-- Begin Data to use --
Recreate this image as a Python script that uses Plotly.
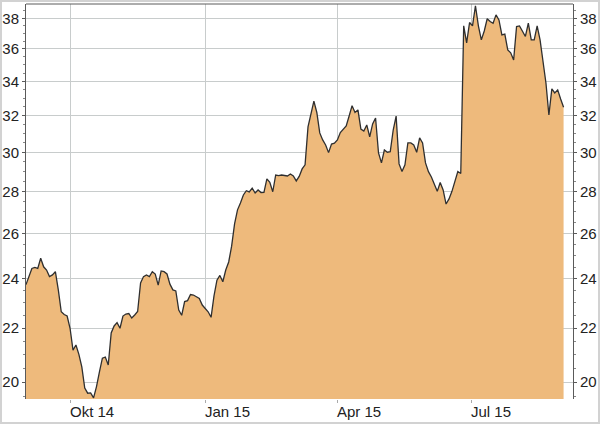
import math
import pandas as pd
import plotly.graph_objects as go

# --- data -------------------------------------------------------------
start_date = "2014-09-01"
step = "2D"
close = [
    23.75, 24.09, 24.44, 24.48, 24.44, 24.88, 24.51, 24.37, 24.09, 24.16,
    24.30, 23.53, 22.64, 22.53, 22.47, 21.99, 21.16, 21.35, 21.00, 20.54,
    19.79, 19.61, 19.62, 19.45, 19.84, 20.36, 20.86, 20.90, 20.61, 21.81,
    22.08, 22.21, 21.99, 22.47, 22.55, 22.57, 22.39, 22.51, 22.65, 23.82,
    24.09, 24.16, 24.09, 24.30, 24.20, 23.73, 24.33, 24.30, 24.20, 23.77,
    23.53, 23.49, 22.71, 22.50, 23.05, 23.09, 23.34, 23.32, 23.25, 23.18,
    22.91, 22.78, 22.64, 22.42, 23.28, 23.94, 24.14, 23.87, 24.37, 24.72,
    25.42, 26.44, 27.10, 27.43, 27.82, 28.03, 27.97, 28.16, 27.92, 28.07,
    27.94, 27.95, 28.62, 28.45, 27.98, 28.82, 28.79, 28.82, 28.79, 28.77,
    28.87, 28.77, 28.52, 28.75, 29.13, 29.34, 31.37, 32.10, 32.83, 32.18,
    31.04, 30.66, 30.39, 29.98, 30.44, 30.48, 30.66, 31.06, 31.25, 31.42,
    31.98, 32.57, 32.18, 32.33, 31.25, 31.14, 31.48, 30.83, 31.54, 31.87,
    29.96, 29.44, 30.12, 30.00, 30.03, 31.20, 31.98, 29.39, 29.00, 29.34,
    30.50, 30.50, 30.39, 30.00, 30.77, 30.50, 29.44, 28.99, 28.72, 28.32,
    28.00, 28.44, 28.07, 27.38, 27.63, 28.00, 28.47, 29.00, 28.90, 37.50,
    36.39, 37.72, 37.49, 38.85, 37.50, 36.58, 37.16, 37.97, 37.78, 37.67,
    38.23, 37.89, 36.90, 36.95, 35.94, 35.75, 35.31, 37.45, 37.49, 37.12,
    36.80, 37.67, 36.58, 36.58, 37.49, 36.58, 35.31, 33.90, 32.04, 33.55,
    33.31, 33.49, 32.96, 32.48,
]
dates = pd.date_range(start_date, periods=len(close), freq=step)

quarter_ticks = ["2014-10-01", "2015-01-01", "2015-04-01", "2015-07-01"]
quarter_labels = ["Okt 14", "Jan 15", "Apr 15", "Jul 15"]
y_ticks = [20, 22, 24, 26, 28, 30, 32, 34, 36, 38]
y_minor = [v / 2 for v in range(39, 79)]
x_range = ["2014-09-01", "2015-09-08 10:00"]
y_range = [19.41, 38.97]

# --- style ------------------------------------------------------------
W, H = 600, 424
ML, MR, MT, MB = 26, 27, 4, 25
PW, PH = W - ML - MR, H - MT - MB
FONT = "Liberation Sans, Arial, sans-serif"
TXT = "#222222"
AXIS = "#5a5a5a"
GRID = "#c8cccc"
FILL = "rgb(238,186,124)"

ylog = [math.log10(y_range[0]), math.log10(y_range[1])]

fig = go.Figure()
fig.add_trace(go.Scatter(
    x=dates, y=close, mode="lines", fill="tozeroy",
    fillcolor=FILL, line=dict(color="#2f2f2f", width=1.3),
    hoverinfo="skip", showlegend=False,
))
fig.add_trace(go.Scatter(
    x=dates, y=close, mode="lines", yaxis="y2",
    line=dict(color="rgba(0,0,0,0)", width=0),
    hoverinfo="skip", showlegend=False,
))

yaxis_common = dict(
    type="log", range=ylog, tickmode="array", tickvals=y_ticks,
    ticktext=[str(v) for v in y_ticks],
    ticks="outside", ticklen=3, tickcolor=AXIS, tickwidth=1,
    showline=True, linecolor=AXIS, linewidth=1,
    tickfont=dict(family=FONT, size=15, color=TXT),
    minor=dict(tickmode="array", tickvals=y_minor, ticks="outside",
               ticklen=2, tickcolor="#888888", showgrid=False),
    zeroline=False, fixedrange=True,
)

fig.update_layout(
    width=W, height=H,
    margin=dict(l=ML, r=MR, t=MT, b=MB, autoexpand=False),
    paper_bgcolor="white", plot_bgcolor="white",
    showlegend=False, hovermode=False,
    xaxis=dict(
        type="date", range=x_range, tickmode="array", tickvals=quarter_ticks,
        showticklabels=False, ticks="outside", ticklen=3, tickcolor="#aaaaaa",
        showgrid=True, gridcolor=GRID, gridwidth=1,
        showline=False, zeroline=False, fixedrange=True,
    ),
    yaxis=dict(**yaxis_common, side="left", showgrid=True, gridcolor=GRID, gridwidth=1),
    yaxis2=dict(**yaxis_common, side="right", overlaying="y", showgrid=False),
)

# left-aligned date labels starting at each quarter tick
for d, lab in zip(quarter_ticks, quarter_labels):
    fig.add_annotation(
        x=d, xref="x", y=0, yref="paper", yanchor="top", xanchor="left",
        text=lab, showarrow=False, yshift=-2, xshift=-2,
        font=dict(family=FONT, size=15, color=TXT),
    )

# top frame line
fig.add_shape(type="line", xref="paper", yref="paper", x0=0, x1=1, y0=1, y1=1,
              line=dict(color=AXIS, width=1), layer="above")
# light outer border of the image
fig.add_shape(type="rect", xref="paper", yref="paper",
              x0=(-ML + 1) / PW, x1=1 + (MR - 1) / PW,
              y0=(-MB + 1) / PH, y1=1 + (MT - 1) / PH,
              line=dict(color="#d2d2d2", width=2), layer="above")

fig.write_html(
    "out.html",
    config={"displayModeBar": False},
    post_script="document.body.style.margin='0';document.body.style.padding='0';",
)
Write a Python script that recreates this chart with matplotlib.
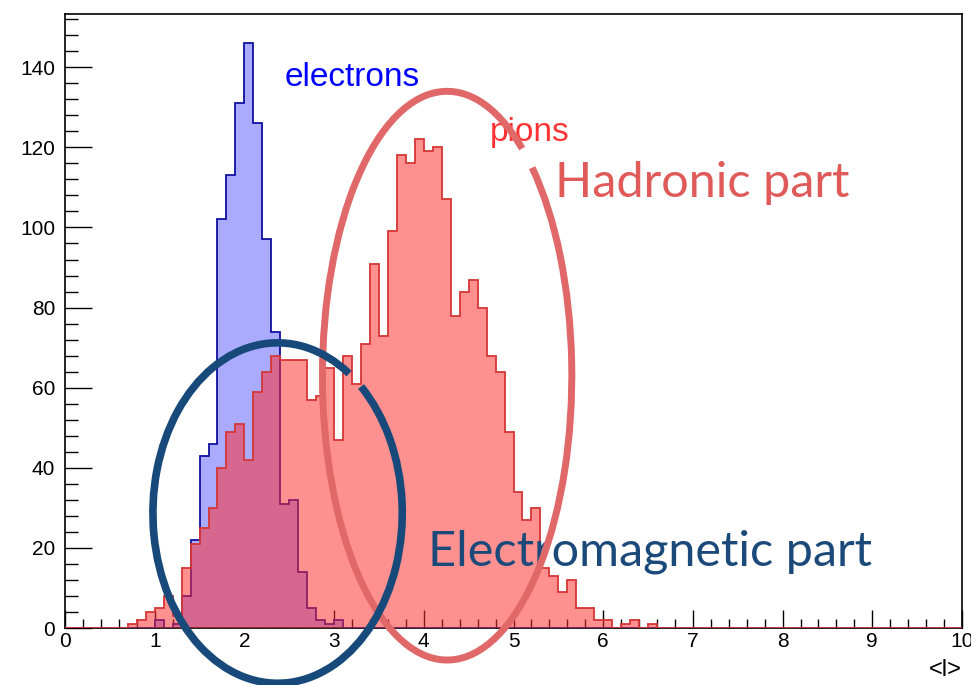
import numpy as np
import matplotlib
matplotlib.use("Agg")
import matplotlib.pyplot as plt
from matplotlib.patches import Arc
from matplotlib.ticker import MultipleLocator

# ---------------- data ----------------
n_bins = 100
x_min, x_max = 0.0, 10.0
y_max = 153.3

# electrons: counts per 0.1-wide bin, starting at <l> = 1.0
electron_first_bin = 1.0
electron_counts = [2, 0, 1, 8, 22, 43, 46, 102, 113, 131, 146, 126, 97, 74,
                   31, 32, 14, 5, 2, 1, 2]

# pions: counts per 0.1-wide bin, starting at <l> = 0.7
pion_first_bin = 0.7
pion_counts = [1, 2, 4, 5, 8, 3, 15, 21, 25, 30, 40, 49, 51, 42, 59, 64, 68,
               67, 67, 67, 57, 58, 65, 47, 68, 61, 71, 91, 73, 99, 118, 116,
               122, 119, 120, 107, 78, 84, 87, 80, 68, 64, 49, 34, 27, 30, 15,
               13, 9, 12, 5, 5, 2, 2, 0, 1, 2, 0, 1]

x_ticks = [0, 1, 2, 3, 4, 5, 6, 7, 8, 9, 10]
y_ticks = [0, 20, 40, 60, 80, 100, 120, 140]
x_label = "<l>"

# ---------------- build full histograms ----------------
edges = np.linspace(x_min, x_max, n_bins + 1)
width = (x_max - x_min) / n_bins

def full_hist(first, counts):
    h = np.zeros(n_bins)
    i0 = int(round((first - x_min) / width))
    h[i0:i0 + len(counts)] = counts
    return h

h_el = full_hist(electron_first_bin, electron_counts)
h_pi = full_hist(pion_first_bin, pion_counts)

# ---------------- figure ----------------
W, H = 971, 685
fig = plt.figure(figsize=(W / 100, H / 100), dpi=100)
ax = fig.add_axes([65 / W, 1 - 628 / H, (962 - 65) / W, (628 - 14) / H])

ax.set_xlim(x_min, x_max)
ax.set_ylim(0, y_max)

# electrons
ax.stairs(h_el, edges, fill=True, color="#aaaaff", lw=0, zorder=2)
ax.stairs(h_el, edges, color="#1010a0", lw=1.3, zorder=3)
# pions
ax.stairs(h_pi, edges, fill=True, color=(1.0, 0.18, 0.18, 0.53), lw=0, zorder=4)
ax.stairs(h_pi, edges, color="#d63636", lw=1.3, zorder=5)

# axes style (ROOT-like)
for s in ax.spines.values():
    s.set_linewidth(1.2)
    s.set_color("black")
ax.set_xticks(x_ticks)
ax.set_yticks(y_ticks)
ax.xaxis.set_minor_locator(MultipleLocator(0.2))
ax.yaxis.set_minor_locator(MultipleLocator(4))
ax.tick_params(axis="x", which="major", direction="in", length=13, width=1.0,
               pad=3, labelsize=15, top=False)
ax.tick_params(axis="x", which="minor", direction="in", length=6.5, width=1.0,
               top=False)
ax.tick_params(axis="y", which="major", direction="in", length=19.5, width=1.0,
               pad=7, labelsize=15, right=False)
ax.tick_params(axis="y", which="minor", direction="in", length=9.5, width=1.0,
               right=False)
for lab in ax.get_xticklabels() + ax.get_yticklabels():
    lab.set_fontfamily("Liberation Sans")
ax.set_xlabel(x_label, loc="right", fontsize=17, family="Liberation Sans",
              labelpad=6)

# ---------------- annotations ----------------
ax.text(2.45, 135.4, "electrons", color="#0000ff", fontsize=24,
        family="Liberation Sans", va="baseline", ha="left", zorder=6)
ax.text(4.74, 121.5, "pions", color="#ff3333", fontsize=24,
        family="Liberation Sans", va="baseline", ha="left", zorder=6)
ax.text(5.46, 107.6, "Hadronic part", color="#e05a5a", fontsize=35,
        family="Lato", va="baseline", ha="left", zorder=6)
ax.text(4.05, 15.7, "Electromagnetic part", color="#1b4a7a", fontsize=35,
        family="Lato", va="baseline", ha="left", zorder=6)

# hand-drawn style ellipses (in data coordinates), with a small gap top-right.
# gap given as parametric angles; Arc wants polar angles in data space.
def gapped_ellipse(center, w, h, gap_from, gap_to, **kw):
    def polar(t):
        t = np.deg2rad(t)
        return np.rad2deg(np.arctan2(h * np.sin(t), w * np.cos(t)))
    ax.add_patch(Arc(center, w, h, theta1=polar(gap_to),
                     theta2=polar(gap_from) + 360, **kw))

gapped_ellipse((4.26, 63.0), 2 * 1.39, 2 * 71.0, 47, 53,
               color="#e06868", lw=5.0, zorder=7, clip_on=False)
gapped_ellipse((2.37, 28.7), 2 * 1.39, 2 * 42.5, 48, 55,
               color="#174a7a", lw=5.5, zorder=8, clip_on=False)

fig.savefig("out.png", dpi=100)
-- End Data to use --
## What is being asked
From the first line of the entries above down to the line holding "import plotly.graph_objects as go", quote each line exactly and nothing else, skipping pictures.

## Finished exercise
Recreate this image as a Python script that uses Plotly.
import math
import pandas as pd
import plotly.graph_objects as go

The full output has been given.